▸ WHAT IS BEING ASKED
Word for word, copy all the data and drop the pictures.

▸ MATERIAL
_____

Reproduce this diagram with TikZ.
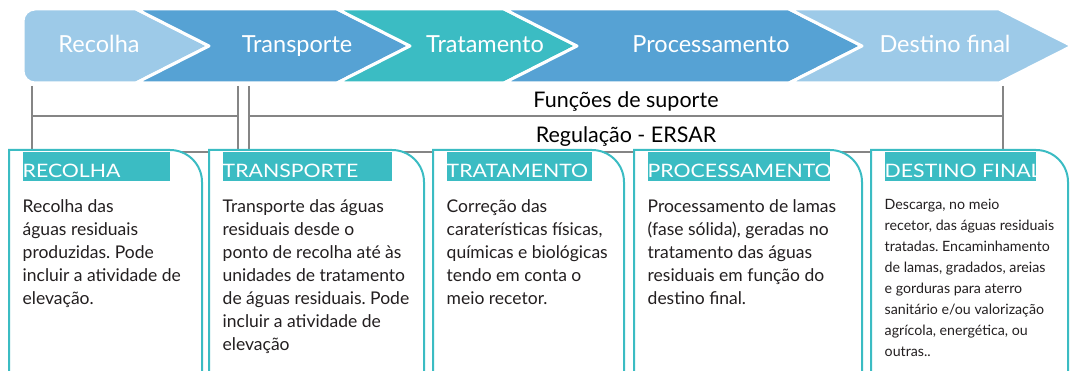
\documentclass[tikz,border=0pt]{standalone}
\usepackage{fontspec}
\setmainfont{Lato}
\newfontfamily\capsfont[FakeStretch=1.15]{Lato}
\usetikzlibrary{positioning}
\frenchspacing
\definecolor{bandlight}{HTML}{9DCAE8}
\definecolor{bandmid}{HTML}{56A2D4}
\definecolor{bandteal}{HTML}{3BBCC3}
\definecolor{rulegray}{HTML}{858585}
\definecolor{bodytext}{HTML}{231F20}
\tikzset{
  band/.style={draw=white, line width=3pt, line join=round},
  stagetxt/.style={text=white, font=\fontsize{23.5}{28}\selectfont, anchor=base, inner sep=0pt},
  rule/.style={draw=rulegray, line width=1.5pt},
  rowtxt/.style={text=black, font=\fontsize{21.5}{26}\selectfont, anchor=base, inner sep=0pt},
  card/.style={draw=bandteal, fill=white, line width=2pt},
  cardhead/.style={fill=bandteal},
  headtxt/.style={text=white, font=\capsfont\fontsize{18.5}{22}\selectfont, anchor=base west, inner sep=0pt},
  % base = baseline of the last line
  bodytxt/.style={text=bodytext, font=\fontsize{17.5}{22.9}\selectfont, anchor=base west, inner sep=0pt, align=left},
  smalltxt/.style={bodytxt, font=\fontsize{14.2}{20.9}\selectfont}
}
\begin{document}
\begin{tikzpicture}[x=1pt, y=1pt]
    \useasboundingbox (0,0) rectangle (1076,371);
    % etapas
    \filldraw[band, fill=bandlight] (209,325) -- (136,288) -- (35,288)
        arc[start angle=270, end angle=180, radius=12pt] -- (23,350)
        arc[start angle=180, end angle=90, radius=12pt] -- (136,362) -- cycle;
    \foreach \xa/\xb/\col in {136/337/bandmid, 337/504/bandteal, 504/789/bandmid, 789/999/bandlight}
        \filldraw[band, fill=\col] (\xa,362) -- (\xb,362) -- (\xb+73,325) -- (\xb,288) -- (\xa,288) -- (\xa+73,325) -- cycle;
    \node[stagetxt] (recolha) at (99,318.3) {Recolha};
    \node[stagetxt] (transporte) at (297,318.3) {Transporte};
    \node[stagetxt] (tratamento) at (485,318.3) {Tratamento};
    \node[stagetxt] (processamento) at (711,318.3) {Processamento};
    \node[stagetxt] (destino) at (945,318.3) {Destino final};
    % funções de suporte e regulação
    \foreach \x in {32, 238, 249, 1003}
        \draw[rule] (\x,285) -- (\x,219);
    \draw[rule] (32,255) -- (238,255);
    \draw[rule] (249,255) -- (1003,255);
    \draw[rule] (32,219) -- (1003,219);
    \node[rowtxt] (suporte) at (626,263) {Funções de suporte};
    \node[rowtxt] (ersar) at (626,228.3) {Regulação - ERSAR};
    % fichas
    \foreach \xa/\xb/\head [count=\i] in {9/202/RECOLHA, 209/424/TRANSPORTE, 433/624/TRATAMENTO, 634/862/PROCESSAMENTO, 871/1068/DESTINO FINAL} {
        \filldraw[card] (\xa,-4) -- (\xa,221) -- (\xb-32,221)
            arc[start angle=90, end angle=0, radius=32pt] -- (\xb,-4);
        \fill[cardhead] (\xa+13.5,190) rectangle (\xb-32,219);
        \node[headtxt] (head\i) at (\xa+13.5,193.5) {\head};
    }
    \node[bodytxt] (body1) at (22.5,66.7) {Recolha das\\águas residuais\\produzidas. Pode\\incluir a atividade de\\elevação.};
    \node[bodytxt] (body2) at (222.5,20.9) {Transporte das águas\\residuais desde o\\ponto de recolha até às\\unidades de tratamento\\de águas residuais. Pode\\incluir a atividade de\\elevação};
    \node[bodytxt] (body3) at (446.5,66.7) {Correção das\\caraterísticas físicas,\\químicas e biológicas\\tendo em conta o\\meio recetor.};
    \node[bodytxt] (body4) at (647.5,66.7) {Processamento de lamas\\(fase sólida), geradas no\\tratamento das águas\\residuais em função do\\destino final.};
    \node[smalltxt] (body5) at (884.5,14.7) {Descarga, no meio\\recetor, das águas residuais\\tratadas. Encaminhamento\\de lamas, gradados, areias\\e gorduras para aterro\\sanitário e/ou valorização\\agrícola, energética, ou\\outras..};
\end{tikzpicture}
\end{document}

_____

▸ ANSWER TO THE EXERCISE
Reproduce this diagram with TikZ.
\documentclass[tikz,border=0pt]{standalone}
\usepackage{fontspec}
\setmainfont{Lato}
\newfontfamily\capsfont[FakeStretch=1.15]{Lato}
\usetikzlibrary{positioning}
\frenchspacing
\definecolor{bandlight}{HTML}{9DCAE8}
\definecolor{bandmid}{HTML}{56A2D4}
\definecolor{bandteal}{HTML}{3BBCC3}
\definecolor{rulegray}{HTML}{858585}
\definecolor{bodytext}{HTML}{231F20}
\tikzset{
  band/.style={draw=white, line width=3pt, line join=round},
  stagetxt/.style={text=white, font=\fontsize{23.5}{28}\selectfont, anchor=base, inner sep=0pt},
  rule/.style={draw=rulegray, line width=1.5pt},
  rowtxt/.style={text=black, font=\fontsize{21.5}{26}\selectfont, anchor=base, inner sep=0pt},
  card/.style={draw=bandteal, fill=white, line width=2pt},
  cardhead/.style={fill=bandteal},
  headtxt/.style={text=white, font=\capsfont\fontsize{18.5}{22}\selectfont, anchor=base west, inner sep=0pt},
  % base = baseline of the last line
  bodytxt/.style={text=bodytext, font=\fontsize{17.5}{22.9}\selectfont, anchor=base west, inner sep=0pt, align=left},
  smalltxt/.style={bodytxt, font=\fontsize{14.2}{20.9}\selectfont}
}
\begin{document}
\begin{tikzpicture}[x=1pt, y=1pt]
    \useasboundingbox (0,0) rectangle (1076,371);
    % etapas
    \filldraw[band, fill=bandlight] (209,325) -- (136,288) -- (35,288)
        arc[start angle=270, end angle=180, radius=12pt] -- (23,350)
        arc[start angle=180, end angle=90, radius=12pt] -- (136,362) -- cycle;
    \foreach \xa/\xb/\col in {136/337/bandmid, 337/504/bandteal, 504/789/bandmid, 789/999/bandlight}
        \filldraw[band, fill=\col] (\xa,362) -- (\xb,362) -- (\xb+73,325) -- (\xb,288) -- (\xa,288) -- (\xa+73,325) -- cycle;
    \node[stagetxt] (recolha) at (99,318.3) {Recolha};
    \node[stagetxt] (transporte) at (297,318.3) {Transporte};
    \node[stagetxt] (tratamento) at (485,318.3) {Tratamento};
    \node[stagetxt] (processamento) at (711,318.3) {Processamento};
    \node[stagetxt] (destino) at (945,318.3) {Destino final};
    % funções de suporte e regulação
    \foreach \x in {32, 238, 249, 1003}
        \draw[rule] (\x,285) -- (\x,219);
    \draw[rule] (32,255) -- (238,255);
    \draw[rule] (249,255) -- (1003,255);
    \draw[rule] (32,219) -- (1003,219);
    \node[rowtxt] (suporte) at (626,263) {Funções de suporte};
    \node[rowtxt] (ersar) at (626,228.3) {Regulação - ERSAR};
    % fichas
    \foreach \xa/\xb/\head [count=\i] in {9/202/RECOLHA, 209/424/TRANSPORTE, 433/624/TRATAMENTO, 634/862/PROCESSAMENTO, 871/1068/DESTINO FINAL} {
        \filldraw[card] (\xa,-4) -- (\xa,221) -- (\xb-32,221)
            arc[start angle=90, end angle=0, radius=32pt] -- (\xb,-4);
        \fill[cardhead] (\xa+13.5,190) rectangle (\xb-32,219);
        \node[headtxt] (head\i) at (\xa+13.5,193.5) {\head};
    }
    \node[bodytxt] (body1) at (22.5,66.7) {Recolha das\\águas residuais\\produzidas. Pode\\incluir a atividade de\\elevação.};
    \node[bodytxt] (body2) at (222.5,20.9) {Transporte das águas\\residuais desde o\\ponto de recolha até às\\unidades de tratamento\\de águas residuais. Pode\\incluir a atividade de\\elevação};
    \node[bodytxt] (body3) at (446.5,66.7) {Correção das\\caraterísticas físicas,\\químicas e biológicas\\tendo em conta o\\meio recetor.};
    \node[bodytxt] (body4) at (647.5,66.7) {Processamento de lamas\\(fase sólida), geradas no\\tratamento das águas\\residuais em função do\\destino final.};
    \node[smalltxt] (body5) at (884.5,14.7) {Descarga, no meio\\recetor, das águas residuais\\tratadas. Encaminhamento\\de lamas, gradados, areias\\e gorduras para aterro\\sanitário e/ou valorização\\agrícola, energética, ou\\outras..};
\end{tikzpicture}
\end{document}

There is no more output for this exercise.